Tuesday, July 27, 2010

Water water

As the old saying goes there seems to be water(in the form of jobs) everywhere I go, yet once I place my application and resume the job seems to fill with more water that does not consist of me. I have been to several places today, and actually had an interview(pause for applause) and am now sitting on the couch with my furry friends and my best friend who is also in the same large boat with me and a million other people. I'm not lazy my animals just make it seem as such. They tell me to put the recliner up. They tell me to grab the blanket, what else am I to do but oblige?
Overall I feel semi-confident about the interview this morning. I was told I would get a phone call to come in for a working interview, which is supposedly some big business! I'm hopeful and really want this position as it is in a dermatologist office, and my long term goal is to be a Physicians Assistant in the same field.
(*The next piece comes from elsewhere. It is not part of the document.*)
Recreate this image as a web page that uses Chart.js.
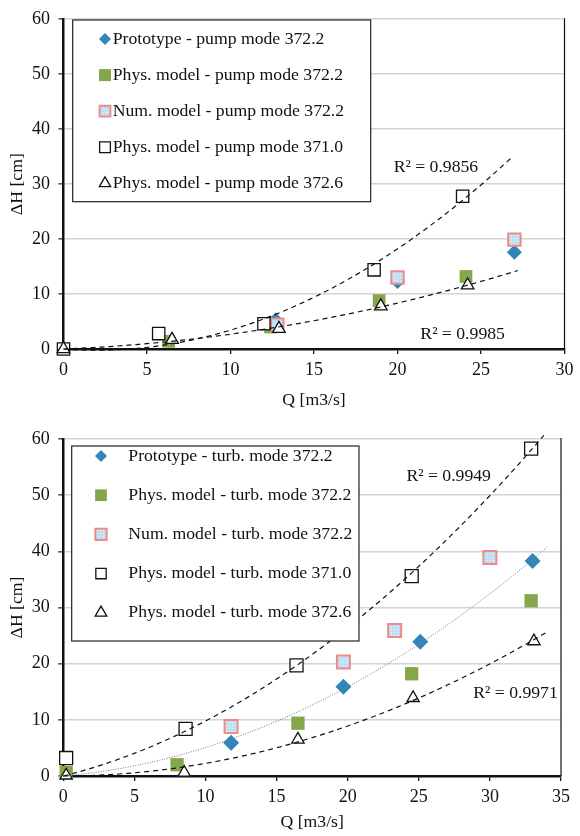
<!DOCTYPE html>
<html>
<head>
<meta charset="utf-8">
<script src="https://cdn.jsdelivr.net/npm/chart.js@4.4.1/dist/chart.umd.min.js"></script>
<style>
body { margin: 0; background: #fff; }
canvas { position: absolute; left: 0; }
#pump { top: 0; }
#turb { top: 418px; }
</style>
</head>
<body>
<canvas id="pump" width="580" height="418"></canvas>
<canvas id="turb" width="580" height="418"></canvas>
<script>
// ---- pump mode (top chart) ----
const pumpLabels = ['Prototype - pump mode 372.2', 'Phys. model - pump mode 372.2', 'Num. model - pump mode 372.2',
    'Phys. model - pump mode 371.0', 'Phys. model - pump mode 372.6'];
const pumpProtoQ = [12.7, 20.0, 27.0];
const pumpProtoH = [5.3, 12.3, 17.6];
const pumpPhysQ = [6.3, 12.4, 18.9, 24.1];
const pumpPhysH = [1.4, 4.0, 8.8, 13.2];
const pumpNumQ = [12.8, 20.0, 27.0];
const pumpNumH = [4.4, 13.0, 19.9];
const pump371Q = [0, 5.7, 12.0, 18.6, 23.9];
const pump371H = [0, 2.8, 4.6, 14.4, 27.8];
const pump3726Q = [0, 6.5, 12.9, 19.0, 24.2];
const pump3726H = [0, 1.7, 3.7, 7.8, 11.6];
const pumpTrendEnd = [26.8, 27.2];          // 371.0, 372.6
const pumpR2 = ['R² = 0.9856', 'R² = 0.9985'];
const pumpTicksQ = [0, 30, 5];              // min, max, step
const pumpTicksH = [0, 60, 10];

// ---- turbine mode (bottom chart) ----
const turbLabels = ['Prototype - turb. mode 372.2', 'Phys. model - turb. mode 372.2', 'Num. model - turb. mode 372.2',
    'Phys. model - turb. mode 371.0', 'Phys. model - turb. mode 372.6'];
const turbProtoQ = [11.8, 19.7, 25.1, 33.0];
const turbProtoH = [5.9, 15.9, 23.9, 38.3];
const turbPhysQ = [0.2, 8.0, 16.5, 24.5, 32.9];
const turbPhysH = [0.6, 2.0, 9.4, 18.2, 31.2];
const turbNumQ = [11.8, 19.7, 23.3, 30.0];
const turbNumH = [8.8, 20.3, 25.9, 38.9];
const turb371Q = [0.2, 8.6, 16.4, 24.5, 32.9];
const turb371H = [3.2, 8.4, 19.7, 35.6, 58.3];
const turb3726Q = [0.2, 8.5, 16.5, 24.6, 33.1];
const turb3726H = [0.1, 0.6, 6.5, 13.9, 24.0];
const turbTrendEnd = [33.8, 33.9, 34.0];    // 371.0, 372.6, prototype
const turbR2 = ['R² = 0.9949', 'R² = 0.9971'];
const turbTicksQ = [0, 35, 5];
const turbTicksH = [0, 60, 10];

const serif = 'Liberation Serif';

function pts(xs, ys) {
    return xs.map((x, i) => ({x: x, y: ys[i]}));
}

// order 2 polynomial trendline through the origin (least squares), like the spreadsheet one
function trend(xs, ys, end) {
    let s4 = 0, s3 = 0, s2 = 0, s2y = 0, s1y = 0;
    xs.forEach((x, i) => {
        s4 += x ** 4; s3 += x ** 3; s2 += x * x;
        s2y += x * x * ys[i]; s1y += x * ys[i];
    });
    const det = s4 * s2 - s3 * s3;
    const a = (s2y * s2 - s3 * s1y) / det;
    const b = (s4 * s1y - s3 * s2y) / det;
    const out = [];
    for (let i = 0; i <= 60; i++) {
        const x = end * i / 60;
        out.push({x: x, y: a * x * x + b * x});
    }
    return out;
}

// light blue dotted fill for the numerical model markers
function numPattern() {
    const c = document.createElement('canvas');
    c.width = 3; c.height = 3;
    const g = c.getContext('2d');
    g.fillStyle = '#bfe0f3';
    g.fillRect(0, 0, 3, 3);
    g.fillStyle = '#eef7fc';
    g.fillRect(1, 1, 1, 1);
    return g.createPattern(c, 'repeat');
}

const boxLegend = {
    id: 'boxLegend',
    afterDatasetsDraw(chart, args, o) {
        const ctx = chart.ctx;
        ctx.save();
        ctx.fillStyle = '#fff';
        ctx.fillRect(o.left, o.top, o.right - o.left, o.bottom - o.top);
        ctx.strokeStyle = '#222';
        ctx.lineWidth = 1.2;
        ctx.strokeRect(o.left, o.top, o.right - o.left, o.bottom - o.top);
        let row = 0;
        chart.data.datasets.forEach(ds => {
            if (ds.trendline) return;
            const y = o.firstY + row * o.rowGap;
            ctx.fillStyle = ds.backgroundColor;
            ctx.strokeStyle = ds.borderColor;
            ctx.lineWidth = ds.borderWidth;
            Chart.helpers.drawPoint(ctx, {pointStyle: ds.pointStyle, rotation: 0,
                radius: ds.legendRadius, borderWidth: ds.borderWidth}, o.markerX, y);
            ctx.fillStyle = '#111';
            ctx.font = '17.7px "' + serif + '"';
            ctx.textAlign = 'left';
            ctx.textBaseline = 'middle';
            ctx.fillText(ds.label, o.textX, y);
            row++;
        });
        ctx.restore();
    }
};

const r2Text = {
    id: 'r2Text',
    afterDatasetsDraw(chart, args, o) {
        const ctx = chart.ctx;
        const xs = chart.scales.x, ys = chart.scales.y;
        ctx.save();
        ctx.fillStyle = '#111';
        ctx.font = '17.7px "' + serif + '"';
        ctx.textAlign = 'center';
        ctx.textBaseline = 'middle';
        o.items.forEach(it => ctx.fillText(it.text, xs.getPixelForValue(it.q), ys.getPixelForValue(it.h)));
        ctx.restore();
    }
};

const rightBorder = {
    id: 'rightBorder',
    beforeDatasetsDraw(chart) {
        const a = chart.chartArea, ctx = chart.ctx;
        ctx.save();
        ctx.strokeStyle = '#111';
        ctx.lineWidth = 1.2;
        ctx.beginPath();
        ctx.moveTo(a.right, a.top - 1);
        ctx.lineTo(a.right, a.bottom);
        ctx.stroke();
        ctx.restore();
    }
};

function series(label, data, style, order) {
    return Object.assign({label: label, data: data, order: order, clip: false, showLine: false}, style);
}

function trendSet(data, dash, color, width) {
    return {label: '', data: data, trendline: true, showLine: true, pointRadius: 0, clip: false,
        borderColor: color, borderWidth: width, borderDash: dash, order: 0, tension: 0};
}

function makeChart(id, datasets, geo, ticksQ, ticksH, r2items) {
    const tickFont = {family: serif, size: 18};
    const titleFont = {family: serif, size: 17.7};
    return new Chart(document.getElementById(id), {
        type: 'scatter',
        data: {datasets: datasets},
        options: {
            responsive: false,
            animation: false,
            devicePixelRatio: 1,
            layout: {padding: {top: geo.padTop, right: geo.padRight, bottom: 0, left: 0}},
            plugins: {
                legend: {display: false},
                tooltip: {enabled: false},
                boxLegend: geo.legend,
                r2Text: {items: r2items}
            },
            scales: {
                x: {
                    type: 'linear', min: ticksQ[0], max: ticksQ[1],
                    afterFit: s => { s.height = geo.xHeight; },
                    ticks: {stepSize: ticksQ[2], font: tickFont, color: '#111', padding: 5.5, maxRotation: 0},
                    grid: {drawOnChartArea: false, tickLength: 5, tickColor: '#111', lineWidth: 1.3},
                    border: {color: '#111', width: 2.5},
                    title: {display: true, text: 'Q [m3/s]', font: titleFont, color: '#111',
                        padding: {top: 0, bottom: geo.xTitlePad}}
                },
                y: {
                    type: 'linear', min: ticksH[0], max: ticksH[1],
                    afterFit: s => { s.width = geo.yWidth; },
                    ticks: {stepSize: ticksH[2], font: tickFont, color: '#111', padding: 8.5},
                    grid: {
                        color: c => c.tick && c.tick.value === 0 ? 'rgba(0,0,0,0)' : '#d3d3d3',
                        lineWidth: 1.6, tickLength: 5, tickColor: '#555'
                    },
                    border: {color: '#111', width: 2.5},
                    title: {display: true, text: 'ΔH [cm]', font: titleFont, color: '#111',
                        padding: {top: 6.4, bottom: 0}}
                }
            }
        },
        plugins: [rightBorder, boxLegend, r2Text]
    });
}

const pattern = numPattern();

function styles(s) {
    return {
        proto: {pointStyle: 'rectRot', pointRadius: s[0], legendRadius: s[5], backgroundColor: '#2f86b8', borderColor: '#2f86b8', borderWidth: 0},
        phys: {pointStyle: 'rect', pointRadius: s[1], legendRadius: s[6], backgroundColor: '#84a74b', borderColor: '#84a74b', borderWidth: 0},
        num: {pointStyle: 'rect', pointRadius: s[2], legendRadius: s[7], backgroundColor: pattern, borderColor: '#ee8a8a', borderWidth: 2},
        sq: {pointStyle: 'rect', pointRadius: s[3], legendRadius: s[8], backgroundColor: '#fff', borderColor: '#111', borderWidth: 1.3},
        tri: {pointStyle: 'triangle', pointRadius: s[4], legendRadius: s[9], backgroundColor: '#fff', borderColor: '#111', borderWidth: 1.3}
    };
}

const ps = styles([7.5, 9, 8.8, 8.7, 7.3, 6, 8.5, 7.6, 7.6, 6.5]);
makeChart('pump', [
    trendSet(trend(pump371Q, pump371H, pumpTrendEnd[0]), [5, 4], '#111', 1.2),
    trendSet(trend(pump3726Q, pump3726H, pumpTrendEnd[1]), [5, 4], '#111', 1.2),
    series(pumpLabels[0], pts(pumpProtoQ, pumpProtoH), ps.proto, 5),
    series(pumpLabels[1], pts(pumpPhysQ, pumpPhysH), ps.phys, 4),
    series(pumpLabels[2], pts(pumpNumQ, pumpNumH), ps.num, 3),
    series(pumpLabels[3], pts(pump371Q, pump371H), ps.sq, 2),
    series(pumpLabels[4], pts(pump3726Q, pump3726H), ps.tri, 1)
], {
    padTop: 12, padRight: 15.5, xHeight: 69, yWidth: 63.5, xTitlePad: 7.4,
    legend: {left: 72.7, top: 20, right: 370.7, bottom: 201.7, markerX: 105, textX: 112.7, firstY: 39, rowGap: 36.1}
}, pumpTicksQ, pumpTicksH, [
    {text: pumpR2[0], q: 22.3, h: 33.1},
    {text: pumpR2[1], q: 23.9, h: 2.7}
]);

const ts = styles([8, 9.4, 9.2, 9.2, 7.1, 6, 8.3, 8, 7.3, 6.7]);
makeChart('turb', [
    trendSet(trend(turb371Q, turb371H, turbTrendEnd[0]), [5, 4], '#111', 1.2),
    trendSet(trend(turb3726Q, turb3726H, turbTrendEnd[1]), [5, 4], '#111', 1.2),
    trendSet(trend(turbProtoQ, turbProtoH, turbTrendEnd[2]), [1, 1.5], '#777', 1),
    series(turbLabels[0], pts(turbProtoQ, turbProtoH), ts.proto, 5),
    series(turbLabels[1], pts(turbPhysQ, turbPhysH), ts.phys, 4),
    series(turbLabels[2], pts(turbNumQ, turbNumH), ts.num, 3),
    series(turbLabels[3], pts(turb371Q, turb371H), ts.sq, 2),
    series(turbLabels[4], pts(turb3726Q, turb3726H), ts.tri, 1)
], {
    padTop: 21, padRight: 19, xHeight: 60, yWidth: 63.3, xTitlePad: 3.4,
    legend: {left: 71.7, top: 28, right: 359, bottom: 223, markerX: 101, textX: 128.3, firstY: 38, rowGap: 39.2}
}, turbTicksQ, turbTicksH, [
    {text: turbR2[0], q: 27.1, h: 53.3},
    {text: turbR2[1], q: 31.8, h: 14.8}
]);
</script>
</body>
</html>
I woke up this morning to a text message from my mother-in-law, who is currently away helping her not so nice daughter during her last few weeks of her third pregnancy. It said "call me when you wake up.. I miss you guys" My friend who is chillaxin with me also received a similar message but it also included the grand phrase "no baby yet". Unfortunately this M.I.L. lives literally two minutes from me.. Walking distance, as she and her other son followed us to our apartment complex. This, therefore, means we see his mom nearly everyday if only to say "hi". I have tried to stay composed through this situation, although it is extremely hard to do. In fact the only time I have ever blown up on her was when I had my third miscarriage and was attempting to take a few days to myself. I was outside with my dog and she and other son was on their way to school(the same school for which I attended.. another round of follow the leader) and she yelled at me saying I need to get going, I was going to be late. I told her I was taking a few days off and she decided to lay into me and used not wanting me to quit school as her excuse. I don't exactly see how missing two days after a traumatic life event is going to correlate to me quitting school and I screamed at her telling her to eff off, that she has never had to deal with the emotional or physical pain that a miscarriage causes. Especially having to deal with it coinciding with her daughter being pregnant. So every time I miscarry I feel as if I don't get any sympathy from her because she is overjoyed her lazy un-motherly selfish daughter is having yet another child to neglect.

Apologies for the negative turn this installment has taken. I just received a voice mail from said MIL and it may have enraged me a tad. It is okay, I have taken a few deep calming breaths and am now on the road to recovery. Thanks for letting me rant!